An exercise of analysis of the database with extra information gathered using the Spotify and Wikipedia APIs
In an special issue of the American magazine Rolling Stone in 2003, it was presented a list with the top 500 albums of all time. This selection was made with the vote of rock stats, musical critics, and personalities from the industry.
https://www.rollingstone.com/music/music-lists/500-greatest-albums-of-all-time-156826/
This forms a music database of albums of great quality. In this exercise of data visualization, I analyzed whether there are intrinsic features that make an album great. I decided to check several musical features and checked whether in this list there is a relation between the features and the position of the album in the top 500. This information is gathered using the Spotify API. Each track in each album has some metrics about danceability, energy, loudness, speechiness, acousticness, instrumentalness, liveness, valence and tempo, so I can check possible relations.
In addition, I analyzed whether the top albums show different Wikipedia read metric according to its position. This can allow me to investigate if the knowledge interest based on the Wikipedia page view is correlated with the list position. I gathered this information using the Wikipedia API.
The data cleaning and improvement procedure is shown in detail in the data-cleaning
notebook, and the analysis of the dataset is detailed in the data-analysis
one.
I obtained a CSV with the top 500 albums in the Kaggle website, through the following link:
https://www.kaggle.com/notgibs/500-greatest-albums-of-all-time-rolling-stone?select=albumlist.csv
I conducted some simple cleaning of this dataset to remove some bad characters, to divide different genres and subgenres into lists and remove all albums that aren't present in the Spotify catalogue.
To complete the dataset, I gathered information about each track in each album on the list to compute the musical features of each album using the Spotify API and the spotipy
library and using and ID and secret keys. I obtained the monthly number of Wikipedia page reads in Spain using its API, that did not require any tokens.

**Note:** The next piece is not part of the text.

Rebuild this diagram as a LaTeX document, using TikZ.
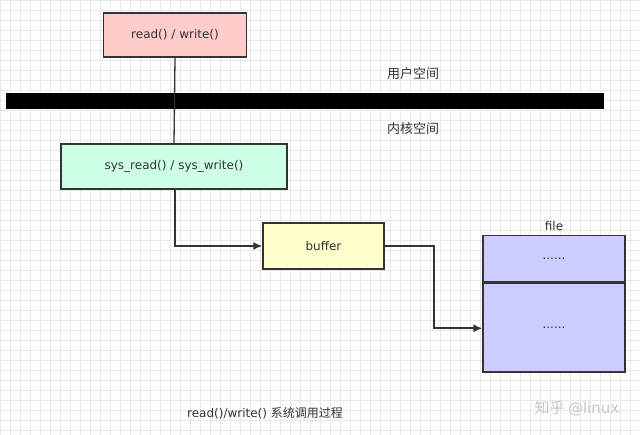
\documentclass[tikz,border=0pt]{standalone}
\usepackage{fontspec}
\setmainfont{DejaVu Sans}
\newfontfamily\cjk{Noto Sans CJK SC}
\usepackage{tikz}
\usetikzlibrary{arrows.meta,positioning}
\usepackage{xcolor}
\definecolor{userpink}{RGB}{255,204,204}
\definecolor{sysmint}{RGB}{204,255,230}
\definecolor{bufyellow}{RGB}{255,255,204}
\definecolor{filelav}{RGB}{204,204,255}
\definecolor{edge}{RGB}{51,51,51}
\definecolor{gridgray}{RGB}{232,232,232}

\begin{document}
\begin{tikzpicture}[
 x=1pt,y=-1pt,
 every node/.style={font=\fontsize{12}{14}\selectfont,text=edge},
 zh/.style={font=\fontsize{13}{15}\selectfont\cjk},
 call/.style={draw=edge,line width=1.5pt,align=center,inner sep=0pt},
 arr/.style={-{Latex[length=9pt,width=8pt]},draw=edge,line width=1.5pt},
 link/.style={draw=edge,line width=1.3pt}
]
\useasboundingbox (0,0) rectangle (640,435);
\fill[white] (0,0) rectangle (640,435);
% background grid
\foreach \gx in {0,10,...,640} \draw[gridgray,line width=0.6pt] (\gx,0)--(\gx,435);
\foreach \gy in {0,10,...,430} \draw[gridgray,line width=0.6pt] (0,\gy)--(640,\gy);
% user side
\node[call,fill=userpink,minimum width=143pt,minimum height=44pt] (rw) at (175,35) {read() / write()};
\fill[black] (6,93) rectangle (604,109);
\coordinate (bar) at (175,101);
\node[zh] (user) at (413,74) {用户空间};
\node[zh] (kernel) at (413,129) {内核空间};
% kernel side
\node[call,fill=sysmint,minimum width=226pt,minimum height=45pt] (sys) at (174,166.5) {sys\_read() / sys\_write()};
\node[call,fill=bufyellow,minimum width=121pt,minimum height=46pt] (buf) at (323.5,246) {buffer};
\node[call,fill=filelav,minimum width=142pt,minimum height=46pt,anchor=north] (ftop) at (554,235) {......};
\node[call,fill=filelav,minimum width=142pt,minimum height=89pt,anchor=north] (fbot) at (ftop.south) {......};
\node[above=1pt of ftop] (fname) {file};
\draw[link] (rw.south)--(sys.north);
\draw[arr] (sys.south-|rw.south)|-(buf.west);
\draw[arr] (buf.east)--++(49,0)|-([yshift=-0.5pt]fbot.west);
% captions
\node (cap) at (265,413) {read()/write() {\cjk 系统调用过程}};
\node[text=gray!45,font=\fontsize{15}{17}\selectfont] (mark) at (577,408) {\cjk 知乎 \rmfamily @linux};
\end{tikzpicture}
\end{document}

By representing the information gathered from each track of each album versus the position in the list, I did not find any trend. It seems like there is no "formula" to predict that an album is going to have better reviews based on danceability, energy, loudness, etc.
With respect to the spanish Wikipedia reads, I obtained the same as before: being a critically acclaimed album does not translate in more interest to read more about it.
APIs and web scraping have a lot of potential to enhance datasets, and hence helps to find relations and useful information.
I tried to use the standard deviation of the musical features as well, but it seems that sometimes the connection to the database fails when the code is gathering lots of information. Due to limit constraints I stuck with the median of the features, but based on this analysis I don't think that there is a clear relation. It would be a good exercise for another occasion.